(Collected material):
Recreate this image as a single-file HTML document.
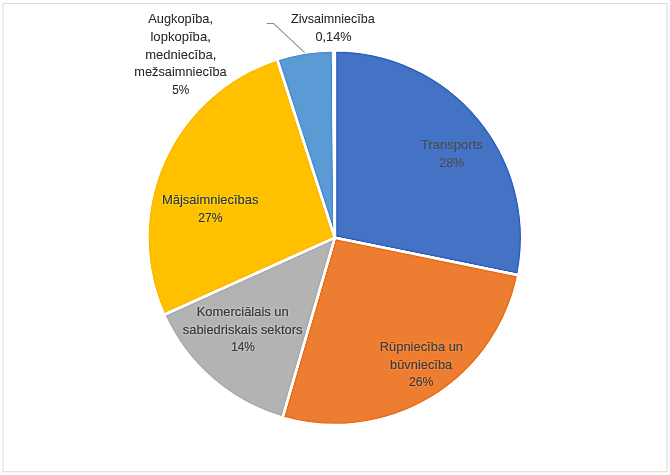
<!DOCTYPE html>
<html lang="lv">
<head>
<meta charset="utf-8">
<title>Diagramma</title>
<style>
html,body{margin:0;padding:0;background:#fff;}
body{width:670px;height:475px;overflow:hidden;}
svg{display:block;}
.lbl text{font-family:"Liberation Sans",sans-serif;font-size:13.6px;stroke-width:0.15px;}
</style>
</head>
<body>
<svg width="670" height="475" viewBox="0 0 670 475">
<defs>
<filter id="usm" filterUnits="userSpaceOnUse" x="0" y="0" width="670" height="475" color-interpolation-filters="sRGB">
<feGaussianBlur in="SourceGraphic" stdDeviation="0.8" result="b"/>
<feComposite in="SourceGraphic" in2="b" operator="arithmetic" k1="0" k2="1.55" k3="-0.55" k4="0"/>
</filter>
</defs>
<rect x="0" y="0" width="670" height="475" fill="#ffffff"/>
<rect x="3" y="3.5" width="664" height="468.2" fill="#ffffff" stroke="#D9D9D9" stroke-width="1"/>
<g filter="url(#usm)">
<rect x="8" y="8" width="654" height="459" fill="#ffffff"/>
<g stroke="#ffffff" stroke-width="2.6" stroke-linejoin="round">
<path d="M334.8 237.65L334.80 50.20A187.45 187.45 0 0 1 518.45 275.18Z" fill="#4472C4"/>
<path d="M334.8 237.65L518.45 275.18A187.45 187.45 0 0 1 282.50 417.66Z" fill="#ED7D31"/>
<path d="M334.8 237.65L282.50 417.66A187.45 187.45 0 0 1 163.96 314.79Z" fill="#B3B3B3"/>
<path d="M334.8 237.65L163.96 314.79A187.45 187.45 0 0 1 277.19 59.27Z" fill="#FFC000"/>
<path d="M334.8 237.65L277.19 59.27A187.45 187.45 0 0 1 333.16 50.21Z" fill="#5B9BD5"/>
<path d="M334.8 237.65L333.16 50.21A187.45 187.45 0 0 1 334.80 50.20Z" fill="#70AD47"/>
</g>
<polyline points="266.7,23.5 273.6,23.5 304.7,52.7" fill="none" stroke="#A8A8A8" stroke-width="1.1"/>
<g class="lbl">
<text x="148.25" y="22.80" textLength="64.77" lengthAdjust="spacingAndGlyphs" fill="#585858" stroke="#585858">Augkopība,</text>
<text x="150.47" y="40.90" textLength="60.32" lengthAdjust="spacingAndGlyphs" fill="#585858" stroke="#585858">lopkopība,</text>
<text x="145.23" y="58.70" textLength="71.05" lengthAdjust="spacingAndGlyphs" fill="#585858" stroke="#585858">medniecība,</text>
<text x="134.24" y="76.10" textLength="92.51" lengthAdjust="spacingAndGlyphs" fill="#585858" stroke="#585858">mežsaimniecība</text>
<text x="172.22" y="93.80" textLength="17.05" lengthAdjust="spacingAndGlyphs" fill="#585858" stroke="#585858">5%</text>
<text x="291.00" y="22.80" textLength="83.75" lengthAdjust="spacingAndGlyphs" fill="#585858" stroke="#585858">Zivsaimniecība</text>
<text x="315.49" y="40.70" textLength="36.02" lengthAdjust="spacingAndGlyphs" fill="#585858" stroke="#585858">0,14%</text>
<text x="421.00" y="149.10" textLength="61.76" lengthAdjust="spacingAndGlyphs" fill="#4E5259" stroke="#4E5259">Transports</text>
<text x="439.48" y="166.70" textLength="24.53" lengthAdjust="spacingAndGlyphs" fill="#4E5259" stroke="#4E5259">28%</text>
<text x="161.99" y="204.10" textLength="96.52" lengthAdjust="spacingAndGlyphs" fill="#505050" stroke="#505050">Mājsaimniecības</text>
<text x="198.23" y="221.80" textLength="24.28" lengthAdjust="spacingAndGlyphs" fill="#505050" stroke="#505050">27%</text>
<text x="196.73" y="316.10" textLength="92.04" lengthAdjust="spacingAndGlyphs" fill="#505050" stroke="#505050">Komerciālais un</text>
<text x="182.75" y="333.50" textLength="119.76" lengthAdjust="spacingAndGlyphs" fill="#505050" stroke="#505050">sabiedriskais sektors</text>
<text x="231.20" y="350.90" textLength="23.58" lengthAdjust="spacingAndGlyphs" fill="#505050" stroke="#505050">14%</text>
<text x="379.73" y="350.50" textLength="83.30" lengthAdjust="spacingAndGlyphs" fill="#505050" stroke="#505050">Rūpniecība un</text>
<text x="389.99" y="368.50" textLength="62.26" lengthAdjust="spacingAndGlyphs" fill="#505050" stroke="#505050">būvniecība</text>
<text x="408.97" y="386.30" textLength="24.54" lengthAdjust="spacingAndGlyphs" fill="#505050" stroke="#505050">26%</text>
</g>
</g>
</svg>
</body>
</html>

(Written task): Copy the data exactly. Any picture it contains is to be omitted.

(Expected output):
Recreate this image as a single-file HTML document.
<!DOCTYPE html>
<html lang="lv">
<head>
<meta charset="utf-8">
<title>Diagramma</title>
<style>
html,body{margin:0;padding:0;background:#fff;}
body{width:670px;height:475px;overflow:hidden;}
svg{display:block;}
.lbl text{font-family:"Liberation Sans",sans-serif;font-size:13.6px;stroke-width:0.15px;}
</style>
</head>
<body>
<svg width="670" height="475" viewBox="0 0 670 475">
<defs>
<filter id="usm" filterUnits="userSpaceOnUse" x="0" y="0" width="670" height="475" color-interpolation-filters="sRGB">
<feGaussianBlur in="SourceGraphic" stdDeviation="0.8" result="b"/>
<feComposite in="SourceGraphic" in2="b" operator="arithmetic" k1="0" k2="1.55" k3="-0.55" k4="0"/>
</filter>
</defs>
<rect x="0" y="0" width="670" height="475" fill="#ffffff"/>
<rect x="3" y="3.5" width="664" height="468.2" fill="#ffffff" stroke="#D9D9D9" stroke-width="1"/>
<g filter="url(#usm)">
<rect x="8" y="8" width="654" height="459" fill="#ffffff"/>
<g stroke="#ffffff" stroke-width="2.6" stroke-linejoin="round">
<path d="M334.8 237.65L334.80 50.20A187.45 187.45 0 0 1 518.45 275.18Z" fill="#4472C4"/>
<path d="M334.8 237.65L518.45 275.18A187.45 187.45 0 0 1 282.50 417.66Z" fill="#ED7D31"/>
<path d="M334.8 237.65L282.50 417.66A187.45 187.45 0 0 1 163.96 314.79Z" fill="#B3B3B3"/>
<path d="M334.8 237.65L163.96 314.79A187.45 187.45 0 0 1 277.19 59.27Z" fill="#FFC000"/>
<path d="M334.8 237.65L277.19 59.27A187.45 187.45 0 0 1 333.16 50.21Z" fill="#5B9BD5"/>
<path d="M334.8 237.65L333.16 50.21A187.45 187.45 0 0 1 334.80 50.20Z" fill="#70AD47"/>
</g>
<polyline points="266.7,23.5 273.6,23.5 304.7,52.7" fill="none" stroke="#A8A8A8" stroke-width="1.1"/>
<g class="lbl">
<text x="148.25" y="22.80" textLength="64.77" lengthAdjust="spacingAndGlyphs" fill="#585858" stroke="#585858">Augkopība,</text>
<text x="150.47" y="40.90" textLength="60.32" lengthAdjust="spacingAndGlyphs" fill="#585858" stroke="#585858">lopkopība,</text>
<text x="145.23" y="58.70" textLength="71.05" lengthAdjust="spacingAndGlyphs" fill="#585858" stroke="#585858">medniecība,</text>
<text x="134.24" y="76.10" textLength="92.51" lengthAdjust="spacingAndGlyphs" fill="#585858" stroke="#585858">mežsaimniecība</text>
<text x="172.22" y="93.80" textLength="17.05" lengthAdjust="spacingAndGlyphs" fill="#585858" stroke="#585858">5%</text>
<text x="291.00" y="22.80" textLength="83.75" lengthAdjust="spacingAndGlyphs" fill="#585858" stroke="#585858">Zivsaimniecība</text>
<text x="315.49" y="40.70" textLength="36.02" lengthAdjust="spacingAndGlyphs" fill="#585858" stroke="#585858">0,14%</text>
<text x="421.00" y="149.10" textLength="61.76" lengthAdjust="spacingAndGlyphs" fill="#4E5259" stroke="#4E5259">Transports</text>
<text x="439.48" y="166.70" textLength="24.53" lengthAdjust="spacingAndGlyphs" fill="#4E5259" stroke="#4E5259">28%</text>
<text x="161.99" y="204.10" textLength="96.52" lengthAdjust="spacingAndGlyphs" fill="#505050" stroke="#505050">Mājsaimniecības</text>
<text x="198.23" y="221.80" textLength="24.28" lengthAdjust="spacingAndGlyphs" fill="#505050" stroke="#505050">27%</text>
<text x="196.73" y="316.10" textLength="92.04" lengthAdjust="spacingAndGlyphs" fill="#505050" stroke="#505050">Komerciālais un</text>
<text x="182.75" y="333.50" textLength="119.76" lengthAdjust="spacingAndGlyphs" fill="#505050" stroke="#505050">sabiedriskais sektors</text>
<text x="231.20" y="350.90" textLength="23.58" lengthAdjust="spacingAndGlyphs" fill="#505050" stroke="#505050">14%</text>
<text x="379.73" y="350.50" textLength="83.30" lengthAdjust="spacingAndGlyphs" fill="#505050" stroke="#505050">Rūpniecība un</text>
<text x="389.99" y="368.50" textLength="62.26" lengthAdjust="spacingAndGlyphs" fill="#505050" stroke="#505050">būvniecība</text>
<text x="408.97" y="386.30" textLength="24.54" lengthAdjust="spacingAndGlyphs" fill="#505050" stroke="#505050">26%</text>
</g>
</g>
</svg>
</body>
</html>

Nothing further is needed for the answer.